In sign of 'fundamental' coronavirus challenge, Advisor Group downgraded
A month after completing a sector-reshaping deal, Advisor Group faces a credit downgrade — another signal of the severe potential wealth management fallout from the coronavirus pandemic.
Moody’s Investor Services dropped its corporate family rating for the $2.7 billion in debt issued by Advisor Group Holdings to “B3” from “B2” and changed the firm’s outlook to “negative” from “stable,” the agency said March 19. The firm had received confirmation of its “B2” rating in January, after a review related to Advisor Group’s $1.3-billion deal to buy Ladenburg Thalmann.
The “immediate effect” to profitability stemming from the Fed’s move to cut the federal funds rate to between 0% and 0.25% on March 15 prompted Moody’s to downgrade Advisor Group within the high-risk issuer category, Assistant Vice President Fadi Abdel Massih said in Moody’s report. The lower rating came with sobering words that could resonate throughout the industry.
“The economic, operational and other consequences of the ongoing coronavirus pandemic are profound, and the magnitude and duration of these consequences remains fluid and uncertain,” Massih said. “Similar to most of its peers, these matters present a fundamental credit challenge to Advisor Group.”
Representatives for Advisor Group didn’t immediately respond to requests for comment.
The Phoenix-based network of nine independent broker-dealers with some 11,500 advisors grew to its current size on Feb. 14 by completing the acquisition of Ladenburg’s five firms. In the only larger M&A deal announced in the IBD space last year, private equity firm Reverence Capital Partners bought 75% of Advisor Group for a reported price of more than $2 billion.

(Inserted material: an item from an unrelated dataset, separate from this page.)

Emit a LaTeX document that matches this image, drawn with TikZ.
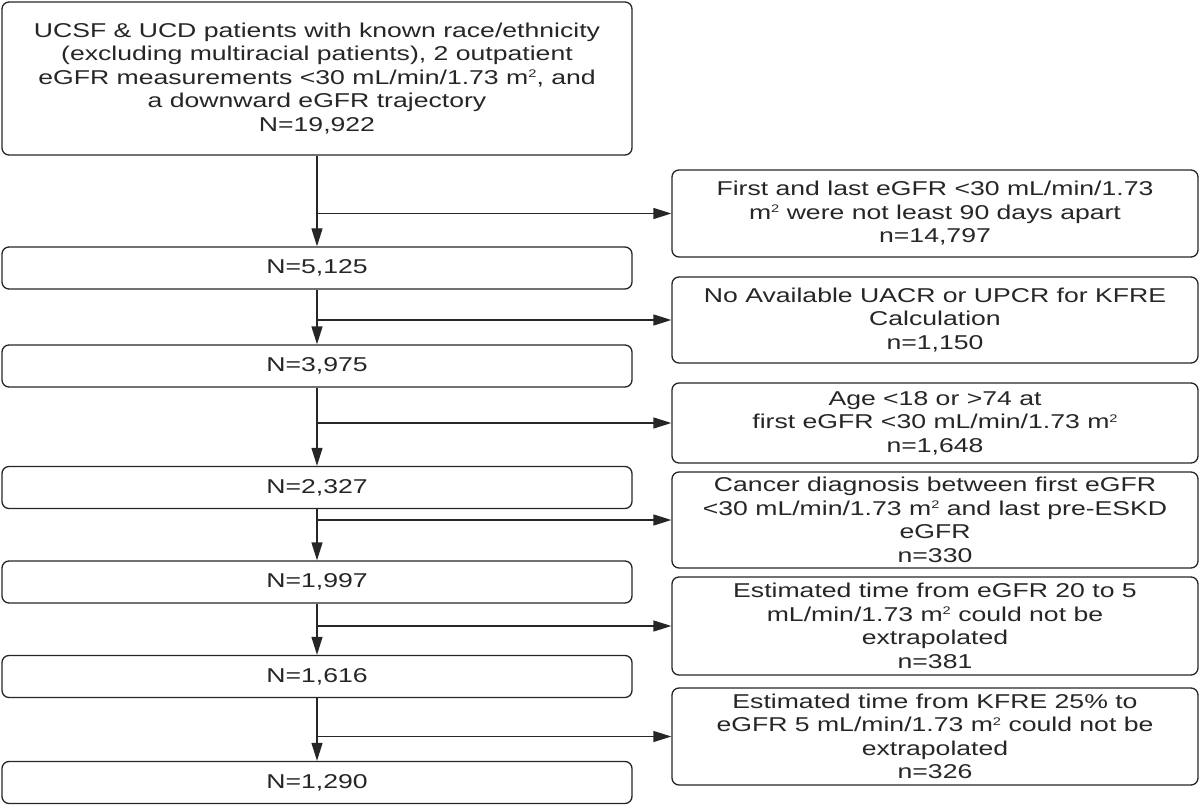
\documentclass[tikz,border=0pt]{standalone}
\usepackage{fontspec}
\setmainfont[FakeStretch=1.33]{Liberation Sans}
\usetikzlibrary{arrows.meta}
\newcommand{\fs}{\fontsize{20}{23.5}\selectfont}
\newcommand{\msq}{m{\fontsize{11}{11}\selectfont\raisebox{6.5pt}{2}}}
\definecolor{ink}{HTML}{262626}
\tikzset{
  box/.style={draw=ink, line width=1.3pt, rounded corners=7pt, align=center, inner sep=0pt, font=\fs, text=ink},
  lbox/.style={box, minimum width=630pt},
  rbox/.style={box, minimum width=526pt},
  flow/.style={draw=ink, line width=1.3pt, -{Triangle[length=18pt,width=11pt]}}
}
\begin{document}
\begin{tikzpicture}[x=1pt,y=-1pt]
\useasboundingbox (0,0) rectangle (1200,805);
% left column
\node[lbox, minimum height=153pt] (L0) at (317,78.5) {UCSF \& UCD patients with known race/ethnicity\\(excluding multiracial patients), 2 outpatient\\eGFR measurements <30 mL/min/1.73 \msq, and\\a downward eGFR trajectory\\N=19,922};
\node[lbox, minimum height=42pt] (L1) at (317,268) {N=5,125};
\node[lbox, minimum height=42pt] (L2) at (317,366) {N=3,975};
\node[lbox, minimum height=42pt] (L3) at (317,487.5) {N=2,327};
\node[lbox, minimum height=42pt] (L4) at (317,582) {N=1,997};
\node[lbox, minimum height=42pt] (L5) at (317,676.5) {N=1,616};
\node[lbox, minimum height=42pt] (L6) at (317,782.5) {N=1,290};
% right column
\node[rbox, minimum height=87pt] (R1) at (935,213.5) {First and last eGFR <30 mL/min/1.73\\\msq{} were not least 90 days apart\\n=14,797};
\node[rbox, minimum height=86pt] (R2) at (935,320) {No Available UACR or UPCR for KFRE\\Calculation\\n=1,150};
\node[rbox, minimum height=80pt] (R3) at (935,423) {Age <18 or >74 at\\first eGFR <30 mL/min/1.73 \msq\\n=1,648};
\node[rbox, minimum height=96pt] (R4) at (935,520) {Cancer diagnosis between first eGFR\\<30 mL/min/1.73 \msq{} and last pre-ESKD\\eGFR\\n=330};
\node[rbox, minimum height=98pt] (R5) at (935,626) {Estimated time from eGFR 20 to 5\\mL/min/1.73 \msq{} could not be\\extrapolated\\n=381};
\node[rbox, minimum height=97pt] (R6) at (935,736.5) {Estimated time from KFRE 25\% to\\eGFR 5 mL/min/1.73 \msq{} could not be\\extrapolated\\n=326};
% vertical arrows
\draw[flow] (L0.south) -- (L1.north);
\draw[flow] (L1.south) -- (L2.north);
\draw[flow] (L2.south) -- (L3.north);
\draw[flow] (L3.south) -- (L4.north);
\draw[flow] (L4.south) -- (L5.north);
\draw[flow] (L5.south) -- (L6.north);
% exclusion arrows
\draw[flow] (L0.south |- R1.west) -- (R1.west);
\draw[flow] (L1.south |- R2.west) -- (R2.west);
\draw[flow] (L2.south |- R3.west) -- (R3.west);
\draw[flow] (L3.south |- R4.west) -- (R4.west);
\draw[flow] (L4.south |- R5.west) -- (R5.west);
\draw[flow] (L5.south |- R6.west) -- (R6.west);
\end{tikzpicture}
\end{document}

Advisor Group isn’t alone in grappling with its high leverage: PE capital has fueled record volume of M&A deals in wealth management for the past six years in a row. Two days earlier, Moody’s shifted the outlook for the parent firm of rival IBD network Cetera Financial Group to negative from stable but affirmed its B3 corporate family rating.
The two firms took similar paths in recent years, as shown by near-identical phrasing of the description offered in Moody’s report on its rating action. Both enjoyed “macroeconomic tailwinds” from rising interest rates and equity values for much of the past three years while making acquisitions that Moody’s says have delayed their efforts to pay down their debt.

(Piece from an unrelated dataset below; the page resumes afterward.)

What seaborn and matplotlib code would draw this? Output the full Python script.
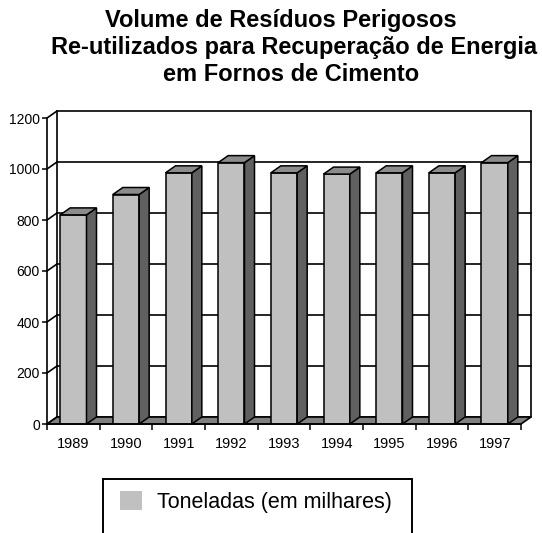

Advisor Group’s Ladenburg deal gave it notable “scale in the consolidating [IBD] space” by adding some 4,400 advisors with $180 billion in client assets, Massih noted. However, the new giant IBD network now finds itself hampered by lower cash sweep revenues due to vanishing interest rates and smaller advisory fees connected to the falling equity values.

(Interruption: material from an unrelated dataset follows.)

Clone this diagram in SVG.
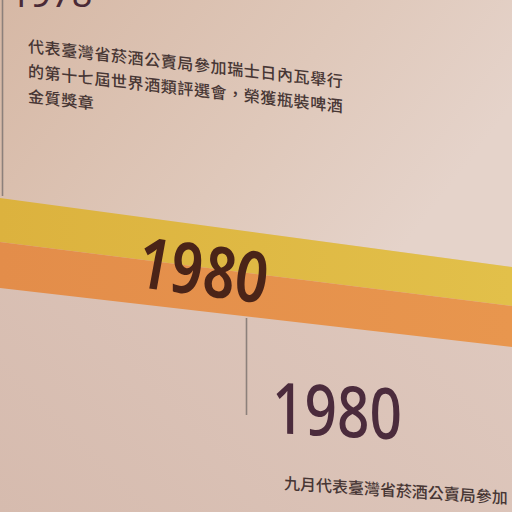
<svg xmlns="http://www.w3.org/2000/svg" width="512" height="512" viewBox="0 0 512 512">
  <defs>
    <linearGradient id="wallTop" x1="0" y1="0" x2="1" y2="0.4">
      <stop offset="0" stop-color="#d6b8a5"/>
      <stop offset="0.6" stop-color="#dfc8ba"/>
      <stop offset="1" stop-color="#e5d3ca"/>
    </linearGradient>
    <linearGradient id="wallBottom" x1="0" y1="1" x2="1" y2="0">
      <stop offset="0" stop-color="#d6bbae"/>
      <stop offset="1" stop-color="#e2cec5"/>
    </linearGradient>
    <linearGradient id="yellowBand" x1="0" y1="0" x2="1" y2="0">
      <stop offset="0" stop-color="#dcb23e"/>
      <stop offset="1" stop-color="#e2c04a"/>
    </linearGradient>
    <linearGradient id="orangeBand" x1="0" y1="0" x2="1" y2="0">
      <stop offset="0" stop-color="#e38d4a"/>
      <stop offset="1" stop-color="#e8964e"/>
    </linearGradient>
    <style>
      .para { font-family: "Noto Sans CJK TC", "Noto Sans CJK SC", sans-serif; font-size: 16px; font-weight: 500; fill: #473634; }
      .year { font-family: "Noto Sans", "Open Sans", sans-serif; }
      .rule { stroke: #8c807b; stroke-width: 1.6; fill: none; }
    </style>
  </defs>

  <!-- wall -->
  <rect x="0" y="0" width="512" height="512" fill="url(#wallBottom)"/>
  <polygon points="0,0 512,0 512,267 0,198" fill="url(#wallTop)"/>

  <!-- timeline band -->
  <g id="band">
    <polygon points="0,198 512,267 512,306 0,242" fill="url(#yellowBand)"/>
    <polygon points="0,242 512,306 512,347 0,288" fill="url(#orangeBand)"/>
  </g>

  <g id="connectors">
    <line class="rule" x1="2.5" y1="0" x2="2.5" y2="196"/>
    <line class="rule" x1="246.5" y1="318" x2="246.5" y2="415"/>
  </g>

  <g id="entry-1978">
    <text class="year" x="10" y="7" font-size="36" fill="#4a2a36">1978</text>
    <g transform="translate(28,52) skewY(6.4)">
      <text class="para" x="0" y="0" letter-spacing="0.6">代表臺灣省菸酒公賣局參加瑞士日內瓦舉行</text>
      <text class="para" x="0" y="25" letter-spacing="0.6">的第十七屆世界酒類評選會，榮獲瓶裝啤酒</text>
      <text class="para" x="0" y="50" letter-spacing="0.6">金質獎章</text>
    </g>
  </g>

  <g id="band-year-1980">
    <g transform="translate(138,287) skewY(7.5)">
      <text class="year" x="0" y="0" font-size="71" font-style="italic" font-weight="600" fill="#4a2418" textLength="129" lengthAdjust="spacingAndGlyphs">1980</text>
    </g>
  </g>

  <g id="entry-1980">
    <g transform="translate(272,433) skewY(3)">
      <text class="year" x="0" y="0" font-size="71" font-weight="500" fill="#4b2b3c" textLength="130" lengthAdjust="spacingAndGlyphs">1980</text>
    </g>
    <g transform="translate(284,489) skewY(3.8)">
      <text class="para" x="0" y="0" font-size="15.5">九月代表臺灣省菸酒公賣局參加</text>
    </g>
  </g>
</svg>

“The full and timely achievement of the extensive planned post-acquisition synergies will be more difficult for Advisor Group to achieve in the challenging operating environment that currently exists, pertaining to the coronavirus pandemic,” Massih said.
Adjusted debt-to-EBITDA above 7.5x, more debt-financed acquisitions and a failure to carry out the synergies from combining the two businesses could cause another downgrade. The factors that could lead to a stable outlook include reducing Advisor Group’s leverage below 6.5x, significant expansion of its business and expense slashing to offset lost revenue.
In addition, the negative outlook for Advisor Group means that an upgrade is “unlikely in the near future,” Massih said.